The fact that Bolsonaro fared as well as he did in the first round is at least in part an indication of the poor opinion many Brazilians have of Haddad and the PT because of the party’s history of corruption and mismanagement of the Brazilian economy. “Many, if not most, Brazilians will choose to abstain from voting rather than vote for either candidate in the second round, and many more will vote for Bolsonaro simply to keep the PT away from power,” said Braga.

Brazilians are also voting for all of the country’s state governors, two-thirds of the senators, all lawmakers in the chamber of deputies, and more than 1,000 seats in state legislatures.

“The first round of Brazilian elections saw the rise of fringe political parties like Jair Bolsonaro’s PSL and the fall of more established parties, including the Workers’ Party, at almost all levels of government,” said Braga. “In Congress, new representatives will come into office in a clear and strong push against the status quo. But in a country calling for political reform, fragmentation in Congress will remain.”

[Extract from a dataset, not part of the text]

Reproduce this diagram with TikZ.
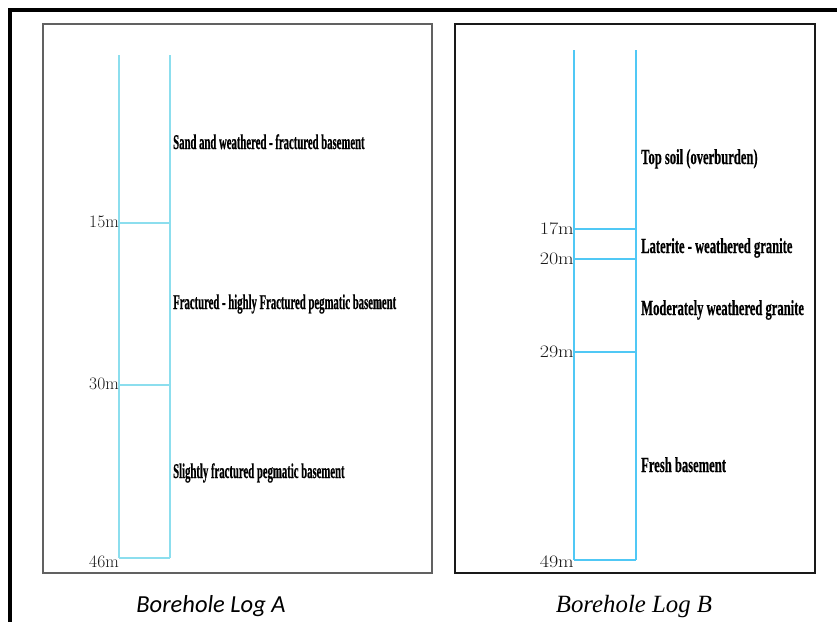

Marczak said the next Brazilian government will be hard pressed to quickly deliver results for the Brazilian people. “What will be critical will be that democratic institutions in Brazil continue to be as strong and robust,” he said.

Bolsonaro’s victory marks the first time since 2002 that the Workers’ Party has not won a presidential election. Former Brazilian President Luiz Inácio Lula da Silva, who was the front-runner for much of the past year, was knocked out of the running after an appeals court early this year upheld a corruption and money laundering conviction against him in the Operation Lava Jato (Car Wash) criminal investigation.

With Lula out, the Workers’ Party picked Haddad as its presidential candidate. Popular support for Lula, however, has not automatically transferred to Haddad, a former mayor of São Paulo.

Groups, including the Atlantic Council’s Digital Forensic Research Lab, have been closely monitoring disinformation around the election.

“In an extremely polarized election year, social media has played a crucial role and has had a big impact on voters’ choices. In particular, disinformation spread through social media platforms has had an increasingly worrying effect,” said Luiza Bandeira, digital forensic researcher at the Atlantic Council.

“This has become more true in the final week and on the very same day of the vote, when a great amount of false claims about fraud were spread. This is very dangerous since it can erode trust in institutions and democracy,” Bandeira added.

Braga warned: “With disinformation peppering discussions on WhatsApp and social media across the board, Brazilians must approach round two on high alert.”

Haddad faces what Braga said was a “an impossible uphill battle to turn things around, especially as the rate of abstentions, null votes, and blank votes exceeded the votes that went to Haddad in this round.”

Braga said a Bolsonaro victory in the second round is “almost certain.”